Required work
From the first line of the listing below, retype each line up to and including the one with "const plotBottom = 412 - margin.bottom;"; pictures stay out.

Rows from a dataset of charts and code

......

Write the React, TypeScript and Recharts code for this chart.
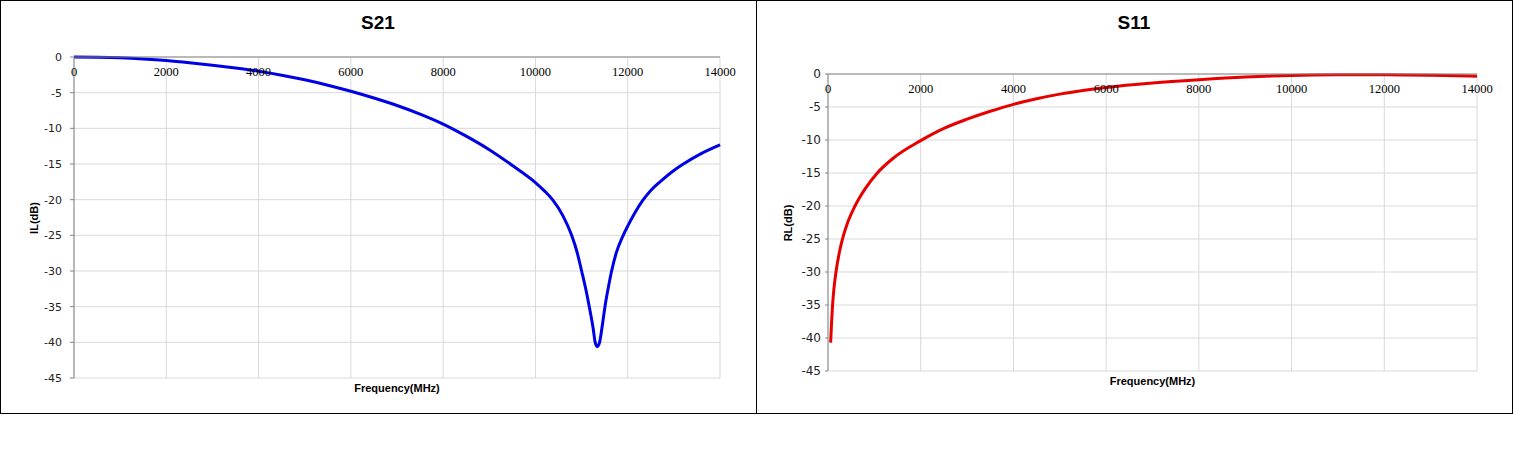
import { LineChart, Line, XAxis, YAxis, CartesianGrid } from 'recharts';

// S21 insertion loss
const s21Freq = [
  0, 500, 1000, 1500, 2000, 2500, 3000, 3500, 4000, 4500, 5000, 5500, 6000,
  6500, 7000, 7500, 8000, 8500, 9000, 9500, 10000, 10200, 10370, 10600, 10785,
  10900, 11001, 11100, 11167, 11250, 11295, 11340, 11390, 11450, 11507, 11580,
  11651, 11750, 11903, 12000, 12150, 12337, 12500, 12700, 13000, 13205, 13600,
  14000,
];
const s21Loss = [
  0, -0.03, -0.12, -0.28, -0.5, -0.8, -1.15, -1.55, -2.0, -2.55, -3.2, -3.95,
  -4.8, -5.75, -6.8, -8.0, -9.4, -11.1, -13.0, -15.2, -17.6, -18.8, -20, -22.3,
  -25, -27.3, -30, -32.8, -35, -38, -40, -40.6, -40, -37.6, -35, -32.3, -30,
  -27.5, -25, -23.7, -21.9, -20, -18.7, -17.5, -15.9, -15, -13.5, -12.3,
];

// S11 return loss
const s11Freq = [
  57, 75, 93, 130, 172, 240, 309, 430, 582, 800, 1050, 1400, 2000, 2500, 3000,
  3500, 4000, 4500, 5000, 5500, 6000, 7000, 8000, 9000, 10000, 11000, 12000,
  13000, 14000,
];
const s11Loss = [
  -40.7, -38, -35.6, -32.4, -30, -27.2, -25.1, -22.4, -20, -17.4, -15.1, -12.8,
  -10.1, -8.25, -6.85, -5.65, -4.6, -3.75, -3.05, -2.5, -2.05, -1.38, -0.88,
  -0.47, -0.22, -0.12, -0.1, -0.18, -0.35,
];

const freqTicks = [0, 2000, 4000, 6000, 8000, 10000, 12000, 14000];
const dbTicks = [0, -5, -10, -15, -20, -25, -30, -35, -40, -45];

const s21Data = s21Freq.map((f, i) => ({ f, v: s21Loss[i] }));
const s11Data = s11Freq.map((f, i) => ({ f, v: s11Loss[i] }));

function Panel({
  data,
  color,
  title,
  yLabel,
  margin,
  yFont,
  yGap,
  yTickLen,
  freqTop,
  leftPx,
}: any) {
  const plotLeft = margin.left;
  const plotRight = 756 - margin.right;
  const plotTop = margin.top;
  const plotBottom = 412 - margin.bottom;

  const freqTick = (p: any) => (
    <text
      key={p.index}
      x={p.x}
      y={plotTop + 19}
      textAnchor="middle"
      fontFamily="'Liberation Serif', serif"
      fontSize={12.5}
      fill="#000"
    >
      {p.payload.value}
    </text>
  );

  return (
    <div style={{ position: 'absolute', left: leftPx, top: 0, width: 756, height: 412 }}>
      <div
        style={{
          position: 'absolute',
          left: 0,
          width: 756,
          top: 12,
          textAlign: 'center',
          fontFamily: "'Liberation Sans', sans-serif",
          fontWeight: 'bold',
          fontSize: 19,
        }}
      >
        {title}
      </div>
      <div
        style={{
          position: 'absolute',
          left: (plotLeft + plotRight) / 2 - 100,
          width: 200,
          top: freqTop,
          textAlign: 'center',
          fontFamily: "'Liberation Sans', sans-serif",
          fontWeight: 'bold',
          fontSize: 11,
        }}
      >
        Frequency(MHz)
      </div>
      <div
        style={{
          position: 'absolute',
          left: yLabel.x - 50,
          top: (plotTop + plotBottom) / 2 - 8,
          width: 100,
          height: 16,
          lineHeight: '16px',
          textAlign: 'center',
          transform: 'rotate(-90deg)',
          fontFamily: "'Liberation Sans', sans-serif",
          fontWeight: 'bold',
          fontSize: 11,
        }}
      >
        {yLabel.text}
      </div>
      <LineChart
        width={756}
        height={412}
        data={data}
        margin={{ top: margin.top - 1, right: margin.right, bottom: margin.bottom, left: 0 }}
        style={{ position: 'absolute', left: 0, top: 0 }}
      >
        <CartesianGrid stroke="#d9d9d9" strokeWidth={1} horizontalValues={dbTicks} verticalValues={freqTicks} />
        <XAxis
          dataKey="f"
          type="number"
          orientation="top"
          domain={[0, 14000]}
          ticks={freqTicks}
          height={1}
          tickSize={0}
          tickMargin={0}
          tickLine={false}
          axisLine={{ stroke: '#868686' }}
          tick={freqTick}
          interval={0}
        />
        <YAxis
          type="number"
          domain={[-45, 0]}
          ticks={dbTicks}
          width={margin.left}
          interval={0}
          tickSize={yTickLen}
          tickMargin={yGap}
          tickLine={{ stroke: '#868686' }}
          axisLine={{ stroke: '#868686' }}
          tick={{ fontFamily: "'DejaVu Sans', sans-serif", fontSize: yFont, fill: '#222' }}
        />
        <Line
          dataKey="v"
          type="monotone"
          stroke={color}
          strokeWidth={3}
          dot={false}
          isAnimationActive={false}
        />
      </LineChart>
    </div>
  );
}

export default function App() {
  return (
    <div
      style={{
        position: 'absolute',
        left: 0,
        top: 0,
        width: 1513,
        height: 460,
        background: '#fff',
      }}
    >
      <div
        style={{
          position: 'absolute',
          left: 0,
          top: 0,
          width: 1513,
          height: 414,
          border: '1px solid #000',
          boxSizing: 'border-box',
        }}
      />
      <div style={{ position: 'absolute', left: 756, top: 0, width: 1, height: 414, background: '#000' }} />
      <Panel
        data={s21Data}
        color="#0000e6"
        title="S21"
        yLabel={{ text: 'IL(dB)', x: 34 }}
        margin={{ top: 57, right: 36, bottom: 34, left: 74 }}
        yFont={11}
        yGap={8}
        yTickLen={4}
        freqTop={382}
        leftPx={0}
      />
      <Panel
        data={s11Data}
        color="#e60000"
        title="S11"
        yLabel={{ text: 'RL(dB)', x: 32 }}
        margin={{ top: 74, right: 35, bottom: 41, left: 72 }}
        yFont={12}
        yGap={4}
        yTickLen={3}
        freqTop={375}
        leftPx={756}
      />
    </div>
  );
}
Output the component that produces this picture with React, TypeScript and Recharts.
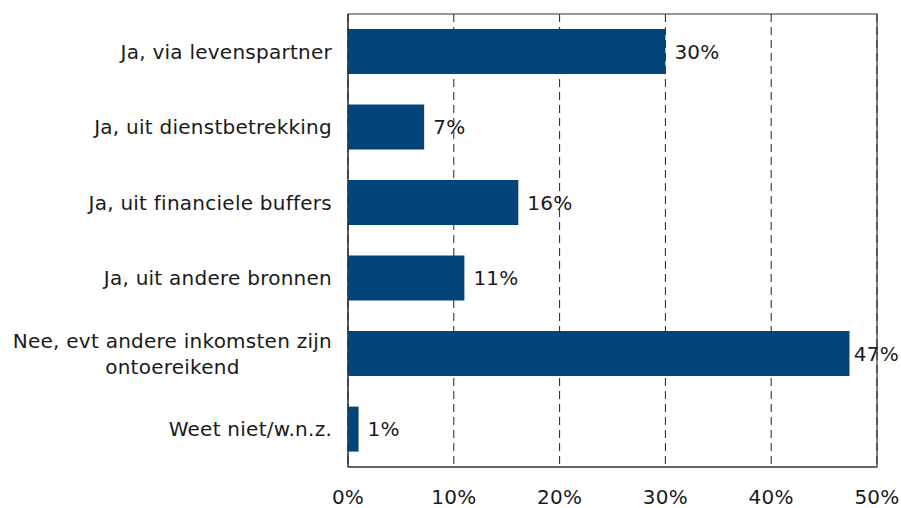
import { BarChart, Bar, XAxis, YAxis, CartesianGrid, LabelList, ReferenceArea } from 'recharts'

const categories = [
  'Ja, via levenspartner',
  'Ja, uit dienstbetrekking',
  'Ja, uit financiele buffers',
  'Ja, uit andere bronnen',
  'Nee, evt andere inkomsten zijn\nontoereikend',
  'Weet niet/w.n.z.',
]
const shares = [30, 7.2, 16.1, 11, 47.4, 1]
const xTicks = [0, 10, 20, 30, 40, 50]

const FONT = '"DejaVu Sans", Verdana, sans-serif'
const FONT_SIZE = 20
const SPACING = 0.25
const BAR_COLOR = '#03457a'
const TEXT_COLOR = '#1a1a1a'
const CHART_W = 901

const data = categories.map((name, i) => ({ name, value: shares[i] }))

let canvas: HTMLCanvasElement | null = null
function textWidth(s: string) {
  if (!canvas) canvas = document.createElement('canvas')
  const ctx = canvas.getContext('2d')!
  ctx.font = `${FONT_SIZE}px "DejaVu Sans"`
  return ctx.measureText(s).width + SPACING * s.length
}

const common = { fill: TEXT_COLOR, fontSize: FONT_SIZE, fontFamily: FONT, letterSpacing: SPACING }

function CategoryTick(props: any) {
  const { x, y, payload } = props
  const lines = String(payload.value).split('\n')
  if (lines.length === 1) {
    return (
      <text x={x} y={y} dy="0.35em" textAnchor="end" {...common}>
        {lines[0]}
      </text>
    )
  }
  // multi-line label: block right-aligned at the axis, lines centred in the block
  const w = Math.max(...lines.map(textWidth))
  const cx = x - w / 2
  const lh = 26
  const start = y - ((lines.length - 1) * lh) / 2
  return (
    <g>
      {lines.map((l, i) => (
        <text key={i} x={cx} y={start + i * lh} dy="0.35em" textAnchor="middle" {...common}>
          {l}
        </text>
      ))}
    </g>
  )
}

// value label to the right of the bar, pushed back inside the chart if it would overflow
function ValueLabel(props: any) {
  const { x, y, width, height, value } = props
  const txt = `${Math.round(Number(value))}%`
  const w = textWidth(txt)
  const lx = Math.min(x + width + 9, CHART_W - 2 - w)
  return (
    <text x={lx} y={y + height / 2} dy="0.35em" textAnchor="start" {...common}>
      {txt}
    </text>
  )
}

export default function App() {
  return (
    <div style={{ position: 'fixed', left: 0, top: 0, width: CHART_W, height: 508, background: '#fff' }}>
      <BarChart
        width={CHART_W}
        height={508}
        data={data}
        layout="vertical"
        margin={{ top: 14, right: 24, left: 0, bottom: 0 }}
        barCategoryGap="20%"
      >
        <CartesianGrid horizontal={false} vertical stroke="#222" strokeDasharray="8 5" />
        <ReferenceArea x1={0} x2={50} fill="none" stroke="#333" strokeWidth={1.2} ifOverflow="visible" />
        <XAxis
          type="number"
          domain={[0, 50]}
          ticks={xTicks}
          tickFormatter={(v) => `${v}%`}
          tickLine={false}
          tickSize={0}
          tickMargin={23}
          axisLine={{ stroke: '#333' }}
          height={41}
          tick={common}
          interval={0}
        />
        <YAxis
          type="category"
          dataKey="name"
          width={348}
          tickLine={false}
          tickSize={0}
          tickMargin={16}
          axisLine={{ stroke: '#333' }}
          tick={<CategoryTick />}
          interval={0}
        />
        <Bar dataKey="value" fill={BAR_COLOR} isAnimationActive={false}>
          <LabelList dataKey="value" content={<ValueLabel />} />
        </Bar>
      </BarChart>
    </div>
  )
}
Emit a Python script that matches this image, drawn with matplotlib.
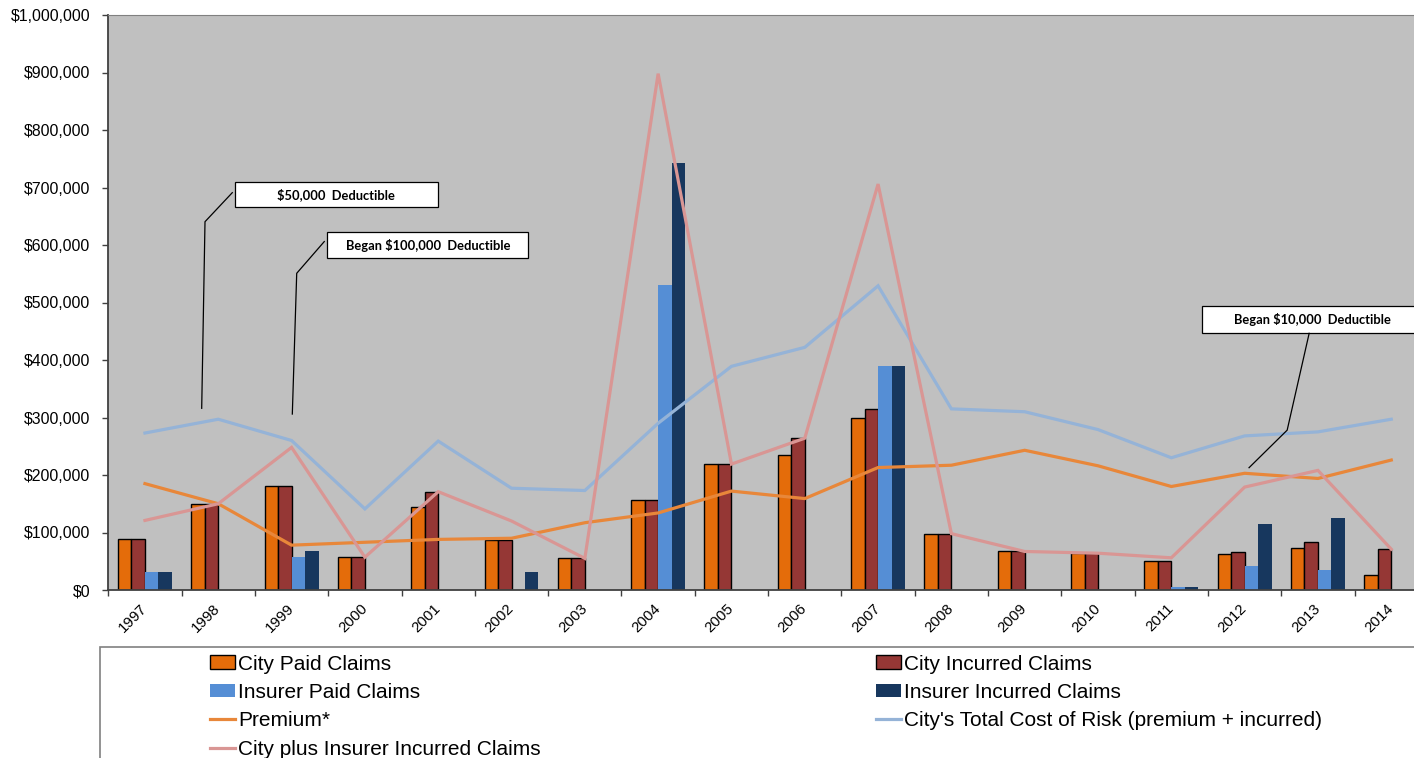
import matplotlib
matplotlib.use('Agg')
import matplotlib.pyplot as plt
from matplotlib.patches import Rectangle, Patch
from matplotlib.lines import Line2D
from matplotlib.ticker import FuncFormatter, FixedLocator
import numpy as np

plt.rcParams['font.family'] = ['Liberation Sans', 'DejaVu Sans']

# ---------------- data (values in $) ----------------
years = ['1997', '1998', '1999', '2000', '2001', '2002', '2003', '2004', '2005',
         '2006', '2007', '2008', '2009', '2010', '2011', '2012', '2013', '2014']
city_paid = [88000, 150000, 181000, 57000, 144000, 87000, 55000, 156000, 219000,
             234000, 299000, 98000, 67000, 64000, 50000, 63000, 73000, 26000]
city_incurred = [88000, 150000, 181000, 57000, 171000, 87000, 55000, 156000, 219000,
                 264000, 315000, 98000, 67000, 64000, 50000, 66000, 83000, 71000]
insurer_paid = [32000, 0, 58000, 0, 0, 0, 0, 530000, 0,
                0, 390000, 0, 0, 0, 5000, 42000, 35000, 0]
insurer_incurred = [32000, 0, 67000, 0, 0, 32000, 0, 742000, 0,
                    0, 390000, 0, 0, 0, 5000, 114000, 125000, 0]
premium = [185000, 150000, 78000, 83000, 88000, 90000, 117000, 134000, 172000,
           159000, 213000, 217000, 243000, 216000, 180000, 203000, 194000, 226000]
total_cost = [273000, 297000, 260000, 141000, 259000, 177000, 173000, 290000, 389000,
              422000, 529000, 315000, 310000, 279000, 230000, 268000, 275000, 297000]
city_plus_insurer = [121000, 150000, 248000, 57000, 171000, 120000, 55000, 898000, 219000,
                     264000, 706000, 98000, 67000, 64000, 56000, 179000, 208000, 71000]

bar_labels = ['City Paid Claims', 'City Incurred Claims',
              'Insurer Paid Claims', 'Insurer Incurred Claims']
line_labels = ['Premium*', "City's Total Cost of Risk (premium + incurred)",
               'City plus Insurer Incurred Claims']
annotations = ['$50,000  Deductible', 'Began $100,000  Deductible',
               'Began $10,000  Deductible']

# ---------------- styles ----------------
bar_colors = ['#E46C0A', '#953735', '#558ED5', '#17375E']
bar_edges = ['black', 'black', 'none', 'none']
line_colors = ['#E8873A', '#95B3D7', '#D99694']

W, H = 1414, 758
fig = plt.figure(figsize=(W / 100, H / 100), dpi=100)
fig.patch.set_facecolor('white')


def fx(px):
    return px / W


def fy(py):
    return 1 - py / H


ax = fig.add_axes([fx(108.3), fy(590), fx(1414) - fx(108.3), fy(15) - fy(590)])
ax.set_facecolor('#C0C0C0')

x = np.arange(len(years))
bw = 0.184
series = [city_paid, city_incurred, insurer_paid, insurer_incurred]
bar_handles = []
for k, (vals, col, ec, lab) in enumerate(zip(series, bar_colors, bar_edges, bar_labels)):
    off = (k - 1.5) * bw
    ax.bar(x + off, vals, width=bw, color=col, edgecolor=ec,
           linewidth=1.0 if ec != 'none' else 0, zorder=2, label=lab)
    bar_handles.append(Patch(facecolor=col, edgecolor=ec,
                             linewidth=1.0 if ec != 'none' else 0))

line_handles = []
for vals, col, lab in zip([premium, total_cost, city_plus_insurer], line_colors, line_labels):
    ax.plot(x, vals, color=col, linewidth=2.3, zorder=3, solid_joinstyle='miter')
    line_handles.append(Line2D([0], [0], color=col, linewidth=2.3))

ax.set_xlim(-0.5, 17.31)
ax.set_ylim(0, 1000000)
ax.yaxis.set_major_locator(FixedLocator(np.arange(0, 1000001, 100000)))
ax.yaxis.set_major_formatter(FuncFormatter(lambda v, p: '${:,.0f}'.format(v)))
ax.tick_params(axis='y', direction='out', length=4, width=1, color='#404040',
               labelsize=11.4, pad=9, labelcolor='black')

ax.xaxis.set_major_locator(FixedLocator(np.arange(-0.5, 18, 1.0)))
ax.xaxis.set_major_formatter(FuncFormatter(lambda v, p: ''))
ax.set_xticks(x, minor=True)
ax.set_xticklabels(years, minor=True, rotation=45, ha='right', va='center',
                   rotation_mode='anchor', fontsize=10.8)
ax.tick_params(axis='x', which='major', direction='out', length=4, width=1, color='#404040')
ax.tick_params(axis='x', which='minor', length=0, pad=12)

for s in ['left', 'bottom']:
    ax.spines[s].set_color('#404040')
    ax.spines[s].set_linewidth(1.3)
ax.spines['top'].set_color('#808080')
ax.spines['top'].set_linewidth(0.8)
ax.spines['right'].set_visible(False)

# ---------------- annotation boxes (data coords) ----------------
boxes = [
    # (x0, x1, y_bottom, y_top, text_x, leader points)
    (1.228, 3.993, 666600, 710000, 2.61, [(1.191, 691000), (0.819, 640500), (0.774, 316000)]),
    (2.487, 5.229, 576900, 622000, 3.858, [(2.446, 606000), (2.07, 550800), (2.01, 306000)]),
    (14.42, 19.40, 446400, 494000, 15.92, [(15.88, 446400), (15.58, 278000), (15.06, 212700)]),
]
for (x0, x1, y0, y1, tx, pts), txt in zip(boxes, annotations):
    ax.add_patch(Rectangle((x0, y0), x1 - x0, y1 - y0, facecolor='white',
                           edgecolor='black', linewidth=0.9, zorder=5, clip_on=False))
    ax.text(tx, (y0 + y1) / 2, txt, ha='center', va='center', fontsize=9.3,
            fontweight='bold', family=['Lato', 'DejaVu Sans'], zorder=6)
    px, py = zip(*pts)
    ax.plot(px, py, color='black', linewidth=0.9, zorder=5, clip_on=False)

# ---------------- legend ----------------
fig.patches.append(Rectangle((fx(100), fy(800)), fx(1500) - fx(100), fy(647) - fy(800),
                             transform=fig.transFigure, facecolor='white',
                             edgecolor='#808080', linewidth=1.2, zorder=0))

col1_h = [bar_handles[0], bar_handles[2], line_handles[0], line_handles[2]]
col1_l = [bar_labels[0], bar_labels[2], line_labels[0], line_labels[2]]
col2_h = [bar_handles[1], bar_handles[3], line_handles[1]]
col2_l = [bar_labels[1], bar_labels[3], line_labels[1]]

for hs, ls, xl in [(col1_h, col1_l, 210), (col2_h, col2_l, 876)]:
    fig.legend(hs, ls, loc='upper left', bbox_to_anchor=(fx(xl), fy(654.5)),
               frameon=False, fontsize=15, handlelength=1.2, handleheight=0.63,
               handletextpad=0.15, labelspacing=0.455, borderpad=0, borderaxespad=0)

fig.savefig('out.png', dpi=100)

......

Response to the exercise
Write the React, TypeScript and Recharts code for this chart.
import { LineChart, Line, XAxis, YAxis, CartesianGrid } from 'recharts';

// S21 insertion loss
const s21Freq = [
  0, 500, 1000, 1500, 2000, 2500, 3000, 3500, 4000, 4500, 5000, 5500, 6000,
  6500, 7000, 7500, 8000, 8500, 9000, 9500, 10000, 10200, 10370, 10600, 10785,
  10900, 11001, 11100, 11167, 11250, 11295, 11340, 11390, 11450, 11507, 11580,
  11651, 11750, 11903, 12000, 12150, 12337, 12500, 12700, 13000, 13205, 13600,
  14000,
];
const s21Loss = [
  0, -0.03, -0.12, -0.28, -0.5, -0.8, -1.15, -1.55, -2.0, -2.55, -3.2, -3.95,
  -4.8, -5.75, -6.8, -8.0, -9.4, -11.1, -13.0, -15.2, -17.6, -18.8, -20, -22.3,
  -25, -27.3, -30, -32.8, -35, -38, -40, -40.6, -40, -37.6, -35, -32.3, -30,
  -27.5, -25, -23.7, -21.9, -20, -18.7, -17.5, -15.9, -15, -13.5, -12.3,
];

// S11 return loss
const s11Freq = [
  57, 75, 93, 130, 172, 240, 309, 430, 582, 800, 1050, 1400, 2000, 2500, 3000,
  3500, 4000, 4500, 5000, 5500, 6000, 7000, 8000, 9000, 10000, 11000, 12000,
  13000, 14000,
];
const s11Loss = [
  -40.7, -38, -35.6, -32.4, -30, -27.2, -25.1, -22.4, -20, -17.4, -15.1, -12.8,
  -10.1, -8.25, -6.85, -5.65, -4.6, -3.75, -3.05, -2.5, -2.05, -1.38, -0.88,
  -0.47, -0.22, -0.12, -0.1, -0.18, -0.35,
];

const freqTicks = [0, 2000, 4000, 6000, 8000, 10000, 12000, 14000];
const dbTicks = [0, -5, -10, -15, -20, -25, -30, -35, -40, -45];

const s21Data = s21Freq.map((f, i) => ({ f, v: s21Loss[i] }));
const s11Data = s11Freq.map((f, i) => ({ f, v: s11Loss[i] }));

function Panel({
  data,
  color,
  title,
  yLabel,
  margin,
  yFont,
  yGap,
  yTickLen,
  freqTop,
  leftPx,
}: any) {
  const plotLeft = margin.left;
  const plotRight = 756 - margin.right;
  const plotTop = margin.top;
  const plotBottom = 412 - margin.bottom;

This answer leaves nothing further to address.